FIG. 7 illustrates a simplified schematic diagram of a hydraulic circuit 300 for engaging a hydraulically operated working attachment with a mounting plate coupled to work vehicle 208 in accordance with an alternative embodiment of the present invention. In this embodiment, female coupling block 227 includes a cartridge valve 385 that is operated by a pilot of work vehicle 208 via an electrical signal.
Use of cartridge valve 385 eliminates the need for pressurized hydraulic fluid to be provided to locking cylinders 224, 226 and coupling cylinder 260 through a pair of fluid lines 270 and 271 (FIG. 6). Instead, cartridge valve receives pressurized fluid through a single fluid line 373. Cartridge valve 385 can provide fluid to locking cylinders 224 and 226 that either moves the pair of wedges into a locked position or moves the pair of wedges into an unlocked position.
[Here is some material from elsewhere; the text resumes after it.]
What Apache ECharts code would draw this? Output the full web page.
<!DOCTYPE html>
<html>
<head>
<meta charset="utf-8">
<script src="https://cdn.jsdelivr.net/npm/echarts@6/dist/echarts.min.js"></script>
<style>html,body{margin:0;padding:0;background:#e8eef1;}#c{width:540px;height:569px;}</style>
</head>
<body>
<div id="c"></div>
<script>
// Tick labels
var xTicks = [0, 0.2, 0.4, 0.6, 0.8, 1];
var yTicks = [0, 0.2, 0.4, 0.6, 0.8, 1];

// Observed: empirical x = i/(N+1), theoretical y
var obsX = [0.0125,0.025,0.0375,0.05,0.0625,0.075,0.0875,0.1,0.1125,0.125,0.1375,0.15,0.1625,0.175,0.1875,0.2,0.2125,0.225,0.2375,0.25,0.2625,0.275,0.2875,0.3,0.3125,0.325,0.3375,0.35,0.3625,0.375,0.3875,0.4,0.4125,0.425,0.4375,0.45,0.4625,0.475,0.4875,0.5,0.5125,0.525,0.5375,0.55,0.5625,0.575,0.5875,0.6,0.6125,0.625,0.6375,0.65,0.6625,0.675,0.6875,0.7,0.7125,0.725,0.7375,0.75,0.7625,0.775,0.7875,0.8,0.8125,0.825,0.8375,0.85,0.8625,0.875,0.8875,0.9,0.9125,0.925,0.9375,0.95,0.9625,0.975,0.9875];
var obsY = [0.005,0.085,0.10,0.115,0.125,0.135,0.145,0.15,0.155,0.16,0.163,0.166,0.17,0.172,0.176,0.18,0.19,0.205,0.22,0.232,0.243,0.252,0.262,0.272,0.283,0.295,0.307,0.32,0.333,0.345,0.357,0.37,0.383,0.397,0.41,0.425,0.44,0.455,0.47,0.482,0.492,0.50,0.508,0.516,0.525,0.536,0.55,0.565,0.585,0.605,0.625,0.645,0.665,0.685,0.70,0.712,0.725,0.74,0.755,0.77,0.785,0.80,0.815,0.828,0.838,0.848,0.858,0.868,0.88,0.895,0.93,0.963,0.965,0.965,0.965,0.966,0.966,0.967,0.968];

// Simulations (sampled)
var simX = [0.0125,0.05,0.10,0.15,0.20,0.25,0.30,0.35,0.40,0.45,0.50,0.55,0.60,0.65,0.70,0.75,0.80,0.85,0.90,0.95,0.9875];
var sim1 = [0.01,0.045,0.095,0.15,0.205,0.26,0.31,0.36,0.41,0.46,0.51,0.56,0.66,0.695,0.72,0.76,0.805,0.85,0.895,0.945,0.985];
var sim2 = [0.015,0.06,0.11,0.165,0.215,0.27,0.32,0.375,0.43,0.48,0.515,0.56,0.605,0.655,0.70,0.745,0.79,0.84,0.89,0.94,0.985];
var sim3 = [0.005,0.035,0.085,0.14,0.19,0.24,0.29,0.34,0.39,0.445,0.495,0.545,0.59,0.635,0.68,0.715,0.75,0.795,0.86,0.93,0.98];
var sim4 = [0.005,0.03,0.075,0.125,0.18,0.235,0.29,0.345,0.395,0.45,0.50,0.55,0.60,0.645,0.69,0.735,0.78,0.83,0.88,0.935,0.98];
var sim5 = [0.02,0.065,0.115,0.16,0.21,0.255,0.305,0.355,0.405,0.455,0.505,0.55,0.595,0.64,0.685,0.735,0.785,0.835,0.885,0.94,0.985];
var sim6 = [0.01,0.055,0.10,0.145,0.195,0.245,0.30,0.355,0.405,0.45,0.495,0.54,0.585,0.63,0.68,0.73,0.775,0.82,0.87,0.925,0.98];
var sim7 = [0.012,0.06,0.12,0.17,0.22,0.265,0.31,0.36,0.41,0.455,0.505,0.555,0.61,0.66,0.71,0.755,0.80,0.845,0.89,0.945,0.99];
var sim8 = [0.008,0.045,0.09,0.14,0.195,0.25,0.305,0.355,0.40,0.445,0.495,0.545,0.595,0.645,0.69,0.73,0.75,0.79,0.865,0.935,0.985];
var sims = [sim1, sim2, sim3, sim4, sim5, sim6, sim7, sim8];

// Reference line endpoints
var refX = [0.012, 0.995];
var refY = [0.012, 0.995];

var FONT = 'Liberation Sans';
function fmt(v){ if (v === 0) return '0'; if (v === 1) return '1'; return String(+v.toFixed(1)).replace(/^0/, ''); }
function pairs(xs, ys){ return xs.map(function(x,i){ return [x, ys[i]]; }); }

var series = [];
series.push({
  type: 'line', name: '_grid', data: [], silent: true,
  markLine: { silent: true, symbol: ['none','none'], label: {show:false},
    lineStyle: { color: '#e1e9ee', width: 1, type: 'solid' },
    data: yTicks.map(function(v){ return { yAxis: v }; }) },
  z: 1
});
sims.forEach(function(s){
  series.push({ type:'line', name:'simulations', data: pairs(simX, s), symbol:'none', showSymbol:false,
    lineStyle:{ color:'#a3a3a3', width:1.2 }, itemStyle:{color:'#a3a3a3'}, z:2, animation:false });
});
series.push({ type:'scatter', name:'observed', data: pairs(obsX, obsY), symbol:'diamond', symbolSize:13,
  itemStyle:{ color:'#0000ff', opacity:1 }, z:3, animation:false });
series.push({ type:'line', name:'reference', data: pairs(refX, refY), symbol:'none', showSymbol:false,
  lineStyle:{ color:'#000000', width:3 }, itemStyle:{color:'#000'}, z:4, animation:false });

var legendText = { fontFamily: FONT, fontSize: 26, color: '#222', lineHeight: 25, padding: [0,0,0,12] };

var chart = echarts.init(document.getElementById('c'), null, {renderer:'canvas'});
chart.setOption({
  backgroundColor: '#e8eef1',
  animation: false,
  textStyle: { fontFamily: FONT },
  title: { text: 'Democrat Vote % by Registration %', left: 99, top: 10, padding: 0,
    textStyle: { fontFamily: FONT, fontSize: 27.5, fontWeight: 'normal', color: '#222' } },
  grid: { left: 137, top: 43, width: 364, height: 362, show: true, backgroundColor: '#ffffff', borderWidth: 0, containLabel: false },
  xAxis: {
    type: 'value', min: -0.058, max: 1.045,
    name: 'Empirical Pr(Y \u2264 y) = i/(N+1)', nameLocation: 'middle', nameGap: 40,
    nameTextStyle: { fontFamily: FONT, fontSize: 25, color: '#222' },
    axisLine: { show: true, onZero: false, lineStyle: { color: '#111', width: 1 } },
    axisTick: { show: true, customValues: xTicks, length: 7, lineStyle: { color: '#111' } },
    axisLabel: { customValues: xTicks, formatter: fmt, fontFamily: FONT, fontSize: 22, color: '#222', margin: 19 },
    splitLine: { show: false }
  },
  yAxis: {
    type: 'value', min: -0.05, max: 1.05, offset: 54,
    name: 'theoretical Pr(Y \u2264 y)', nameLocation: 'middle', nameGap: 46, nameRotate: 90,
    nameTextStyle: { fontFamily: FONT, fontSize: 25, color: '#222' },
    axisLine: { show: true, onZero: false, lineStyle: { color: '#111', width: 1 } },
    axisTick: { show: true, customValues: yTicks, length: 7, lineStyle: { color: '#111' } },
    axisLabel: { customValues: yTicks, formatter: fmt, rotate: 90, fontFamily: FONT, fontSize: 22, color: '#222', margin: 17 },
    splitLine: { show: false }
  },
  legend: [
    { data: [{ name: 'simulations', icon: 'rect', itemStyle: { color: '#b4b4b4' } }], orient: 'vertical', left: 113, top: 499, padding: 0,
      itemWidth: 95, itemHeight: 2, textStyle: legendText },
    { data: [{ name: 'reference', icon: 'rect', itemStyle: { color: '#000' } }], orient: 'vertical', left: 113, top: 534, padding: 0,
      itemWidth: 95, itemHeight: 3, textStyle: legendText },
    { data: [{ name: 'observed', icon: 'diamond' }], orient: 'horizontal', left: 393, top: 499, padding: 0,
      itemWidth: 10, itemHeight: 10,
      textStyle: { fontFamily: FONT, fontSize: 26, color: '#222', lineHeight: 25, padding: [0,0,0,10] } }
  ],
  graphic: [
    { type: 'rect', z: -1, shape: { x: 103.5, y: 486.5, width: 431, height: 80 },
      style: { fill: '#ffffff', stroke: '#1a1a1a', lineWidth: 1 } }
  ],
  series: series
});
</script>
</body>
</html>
Cartridge valve 385 can also provide fluid to either check valve 272 or check valve 274 depending on whether the coupling cylinder is to engage or disengage female coupling block 227 and male coupling block 234.
As noted above under FIG. 6, FIG. 7 also illustrates an exemplary hydraulic circuit 300. Alternate embodiments and configurations of a hydraulic circuit for the present invention are possible.
Although the present invention has been described with reference to preferred embodiments, workers skilled in the art will recognize that changes may be made in form and detail without departing from the spirit and scope of the invention.